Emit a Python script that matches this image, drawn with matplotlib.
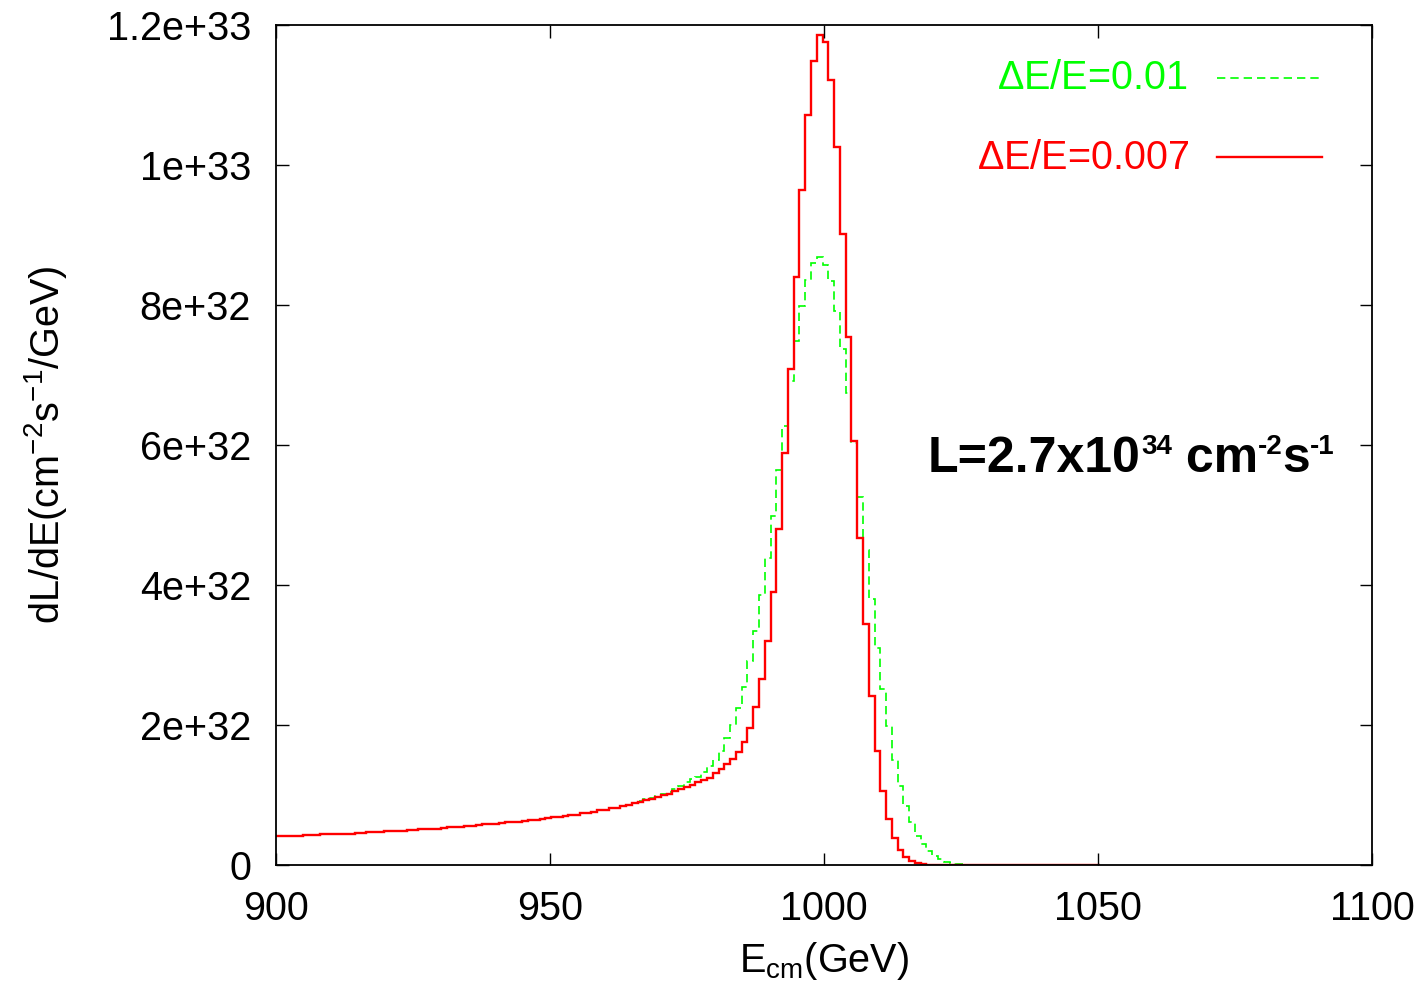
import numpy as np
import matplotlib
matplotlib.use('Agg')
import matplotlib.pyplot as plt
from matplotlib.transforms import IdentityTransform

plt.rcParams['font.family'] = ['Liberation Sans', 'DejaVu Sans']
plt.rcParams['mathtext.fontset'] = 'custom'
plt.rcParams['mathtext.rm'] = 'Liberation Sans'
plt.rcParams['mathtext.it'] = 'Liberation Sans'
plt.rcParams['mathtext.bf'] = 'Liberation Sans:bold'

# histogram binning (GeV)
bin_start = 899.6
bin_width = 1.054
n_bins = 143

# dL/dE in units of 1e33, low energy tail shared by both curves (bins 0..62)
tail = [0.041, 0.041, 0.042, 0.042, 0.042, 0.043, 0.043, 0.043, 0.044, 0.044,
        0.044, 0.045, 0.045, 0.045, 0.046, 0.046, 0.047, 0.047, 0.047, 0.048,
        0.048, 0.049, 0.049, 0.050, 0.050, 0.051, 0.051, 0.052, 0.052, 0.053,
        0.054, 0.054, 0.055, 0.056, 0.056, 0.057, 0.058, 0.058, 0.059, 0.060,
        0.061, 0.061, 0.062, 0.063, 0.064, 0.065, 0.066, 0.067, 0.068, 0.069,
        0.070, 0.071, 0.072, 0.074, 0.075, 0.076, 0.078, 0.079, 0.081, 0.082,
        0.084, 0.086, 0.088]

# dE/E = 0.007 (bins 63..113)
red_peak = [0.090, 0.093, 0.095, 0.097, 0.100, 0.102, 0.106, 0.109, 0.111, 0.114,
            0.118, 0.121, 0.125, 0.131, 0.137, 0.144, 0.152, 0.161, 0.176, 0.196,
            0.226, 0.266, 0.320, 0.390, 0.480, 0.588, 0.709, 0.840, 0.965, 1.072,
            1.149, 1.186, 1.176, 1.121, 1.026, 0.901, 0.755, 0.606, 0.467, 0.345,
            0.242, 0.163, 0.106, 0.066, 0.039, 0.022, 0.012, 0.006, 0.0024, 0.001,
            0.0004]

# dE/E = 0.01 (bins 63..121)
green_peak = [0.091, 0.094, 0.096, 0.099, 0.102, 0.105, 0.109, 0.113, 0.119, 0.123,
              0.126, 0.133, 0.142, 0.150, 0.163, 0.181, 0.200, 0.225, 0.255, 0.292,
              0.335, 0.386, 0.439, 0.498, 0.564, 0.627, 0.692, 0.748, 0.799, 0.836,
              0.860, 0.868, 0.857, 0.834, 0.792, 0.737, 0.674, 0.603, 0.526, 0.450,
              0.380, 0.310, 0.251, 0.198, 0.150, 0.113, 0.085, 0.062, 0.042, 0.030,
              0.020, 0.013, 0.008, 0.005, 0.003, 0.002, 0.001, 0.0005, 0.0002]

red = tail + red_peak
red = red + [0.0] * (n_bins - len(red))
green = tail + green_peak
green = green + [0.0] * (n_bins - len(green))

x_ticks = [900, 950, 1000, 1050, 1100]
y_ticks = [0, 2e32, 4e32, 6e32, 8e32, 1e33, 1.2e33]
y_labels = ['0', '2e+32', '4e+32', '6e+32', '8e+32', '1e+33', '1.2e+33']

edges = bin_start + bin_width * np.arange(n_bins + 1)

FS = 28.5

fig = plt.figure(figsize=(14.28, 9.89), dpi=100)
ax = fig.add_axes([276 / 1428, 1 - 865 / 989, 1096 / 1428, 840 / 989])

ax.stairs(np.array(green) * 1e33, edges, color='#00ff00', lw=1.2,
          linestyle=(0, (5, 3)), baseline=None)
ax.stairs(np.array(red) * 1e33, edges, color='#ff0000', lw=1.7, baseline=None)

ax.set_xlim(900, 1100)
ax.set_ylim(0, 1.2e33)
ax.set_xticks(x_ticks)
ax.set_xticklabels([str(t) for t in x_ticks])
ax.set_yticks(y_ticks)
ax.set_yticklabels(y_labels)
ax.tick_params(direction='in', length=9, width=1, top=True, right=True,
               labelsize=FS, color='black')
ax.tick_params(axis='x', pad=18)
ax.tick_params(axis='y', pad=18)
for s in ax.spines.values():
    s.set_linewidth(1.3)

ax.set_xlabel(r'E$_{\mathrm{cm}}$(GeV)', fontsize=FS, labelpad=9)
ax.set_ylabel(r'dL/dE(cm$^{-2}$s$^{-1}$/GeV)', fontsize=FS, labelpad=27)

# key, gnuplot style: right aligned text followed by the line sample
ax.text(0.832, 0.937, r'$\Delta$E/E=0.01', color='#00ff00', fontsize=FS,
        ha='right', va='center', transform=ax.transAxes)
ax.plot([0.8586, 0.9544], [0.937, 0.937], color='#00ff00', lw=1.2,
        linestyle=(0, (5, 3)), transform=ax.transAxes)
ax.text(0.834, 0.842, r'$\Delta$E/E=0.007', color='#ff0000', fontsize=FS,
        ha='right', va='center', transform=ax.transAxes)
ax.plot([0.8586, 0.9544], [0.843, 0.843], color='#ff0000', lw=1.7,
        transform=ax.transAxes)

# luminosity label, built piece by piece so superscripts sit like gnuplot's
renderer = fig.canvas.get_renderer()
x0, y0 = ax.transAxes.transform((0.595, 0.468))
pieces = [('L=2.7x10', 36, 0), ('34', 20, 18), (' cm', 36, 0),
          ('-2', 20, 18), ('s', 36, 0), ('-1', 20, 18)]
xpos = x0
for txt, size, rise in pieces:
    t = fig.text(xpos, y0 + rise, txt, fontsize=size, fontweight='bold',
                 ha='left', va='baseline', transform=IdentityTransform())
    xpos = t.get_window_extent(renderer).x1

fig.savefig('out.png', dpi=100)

EXERCISE AIM: Reproduce the data word for word, excluding its pictures.

EXERCISE RESULT:
Emit a Python script that matches this image, drawn with matplotlib.
import numpy as np
import matplotlib
matplotlib.use('Agg')
import matplotlib.pyplot as plt
from matplotlib.transforms import IdentityTransform

plt.rcParams['font.family'] = ['Liberation Sans', 'DejaVu Sans']
plt.rcParams['mathtext.fontset'] = 'custom'
plt.rcParams['mathtext.rm'] = 'Liberation Sans'
plt.rcParams['mathtext.it'] = 'Liberation Sans'
plt.rcParams['mathtext.bf'] = 'Liberation Sans:bold'

# histogram binning (GeV)
bin_start = 899.6
bin_width = 1.054
n_bins = 143

# dL/dE in units of 1e33, low energy tail shared by both curves (bins 0..62)
tail = [0.041, 0.041, 0.042, 0.042, 0.042, 0.043, 0.043, 0.043, 0.044, 0.044,
        0.044, 0.045, 0.045, 0.045, 0.046, 0.046, 0.047, 0.047, 0.047, 0.048,
        0.048, 0.049, 0.049, 0.050, 0.050, 0.051, 0.051, 0.052, 0.052, 0.053,
        0.054, 0.054, 0.055, 0.056, 0.056, 0.057, 0.058, 0.058, 0.059, 0.060,
        0.061, 0.061, 0.062, 0.063, 0.064, 0.065, 0.066, 0.067, 0.068, 0.069,
        0.070, 0.071, 0.072, 0.074, 0.075, 0.076, 0.078, 0.079, 0.081, 0.082,
        0.084, 0.086, 0.088]

# dE/E = 0.007 (bins 63..113)
red_peak = [0.090, 0.093, 0.095, 0.097, 0.100, 0.102, 0.106, 0.109, 0.111, 0.114,
            0.118, 0.121, 0.125, 0.131, 0.137, 0.144, 0.152, 0.161, 0.176, 0.196,
            0.226, 0.266, 0.320, 0.390, 0.480, 0.588, 0.709, 0.840, 0.965, 1.072,
            1.149, 1.186, 1.176, 1.121, 1.026, 0.901, 0.755, 0.606, 0.467, 0.345,
            0.242, 0.163, 0.106, 0.066, 0.039, 0.022, 0.012, 0.006, 0.0024, 0.001,
            0.0004]

# dE/E = 0.01 (bins 63..121)
green_peak = [0.091, 0.094, 0.096, 0.099, 0.102, 0.105, 0.109, 0.113, 0.119, 0.123,
              0.126, 0.133, 0.142, 0.150, 0.163, 0.181, 0.200, 0.225, 0.255, 0.292,
              0.335, 0.386, 0.439, 0.498, 0.564, 0.627, 0.692, 0.748, 0.799, 0.836,
              0.860, 0.868, 0.857, 0.834, 0.792, 0.737, 0.674, 0.603, 0.526, 0.450,
              0.380, 0.310, 0.251, 0.198, 0.150, 0.113, 0.085, 0.062, 0.042, 0.030,
              0.020, 0.013, 0.008, 0.005, 0.003, 0.002, 0.001, 0.0005, 0.0002]

red = tail + red_peak
red = red + [0.0] * (n_bins - len(red))
green = tail + green_peak
green = green + [0.0] * (n_bins - len(green))

x_ticks = [900, 950, 1000, 1050, 1100]
y_ticks = [0, 2e32, 4e32, 6e32, 8e32, 1e33, 1.2e33]
y_labels = ['0', '2e+32', '4e+32', '6e+32', '8e+32', '1e+33', '1.2e+33']

edges = bin_start + bin_width * np.arange(n_bins + 1)

FS = 28.5

fig = plt.figure(figsize=(14.28, 9.89), dpi=100)
ax = fig.add_axes([276 / 1428, 1 - 865 / 989, 1096 / 1428, 840 / 989])

ax.stairs(np.array(green) * 1e33, edges, color='#00ff00', lw=1.2,
          linestyle=(0, (5, 3)), baseline=None)
ax.stairs(np.array(red) * 1e33, edges, color='#ff0000', lw=1.7, baseline=None)

ax.set_xlim(900, 1100)
ax.set_ylim(0, 1.2e33)
ax.set_xticks(x_ticks)
ax.set_xticklabels([str(t) for t in x_ticks])
ax.set_yticks(y_ticks)
ax.set_yticklabels(y_labels)
ax.tick_params(direction='in', length=9, width=1, top=True, right=True,
               labelsize=FS, color='black')
ax.tick_params(axis='x', pad=18)
ax.tick_params(axis='y', pad=18)
for s in ax.spines.values():
    s.set_linewidth(1.3)

ax.set_xlabel(r'E$_{\mathrm{cm}}$(GeV)', fontsize=FS, labelpad=9)
ax.set_ylabel(r'dL/dE(cm$^{-2}$s$^{-1}$/GeV)', fontsize=FS, labelpad=27)

# key, gnuplot style: right aligned text followed by the line sample
ax.text(0.832, 0.937, r'$\Delta$E/E=0.01', color='#00ff00', fontsize=FS,
        ha='right', va='center', transform=ax.transAxes)
ax.plot([0.8586, 0.9544], [0.937, 0.937], color='#00ff00', lw=1.2,
        linestyle=(0, (5, 3)), transform=ax.transAxes)
ax.text(0.834, 0.842, r'$\Delta$E/E=0.007', color='#ff0000', fontsize=FS,
        ha='right', va='center', transform=ax.transAxes)
ax.plot([0.8586, 0.9544], [0.843, 0.843], color='#ff0000', lw=1.7,
        transform=ax.transAxes)

# luminosity label, built piece by piece so superscripts sit like gnuplot's
renderer = fig.canvas.get_renderer()
x0, y0 = ax.transAxes.transform((0.595, 0.468))
pieces = [('L=2.7x10', 36, 0), ('34', 20, 18), (' cm', 36, 0),
          ('-2', 20, 18), ('s', 36, 0), ('-1', 20, 18)]
xpos = x0
for txt, size, rise in pieces:
    t = fig.text(xpos, y0 + rise, txt, fontsize=size, fontweight='bold',
                 ha='left', va='baseline', transform=IdentityTransform())
    xpos = t.get_window_extent(renderer).x1

fig.savefig('out.png', dpi=100)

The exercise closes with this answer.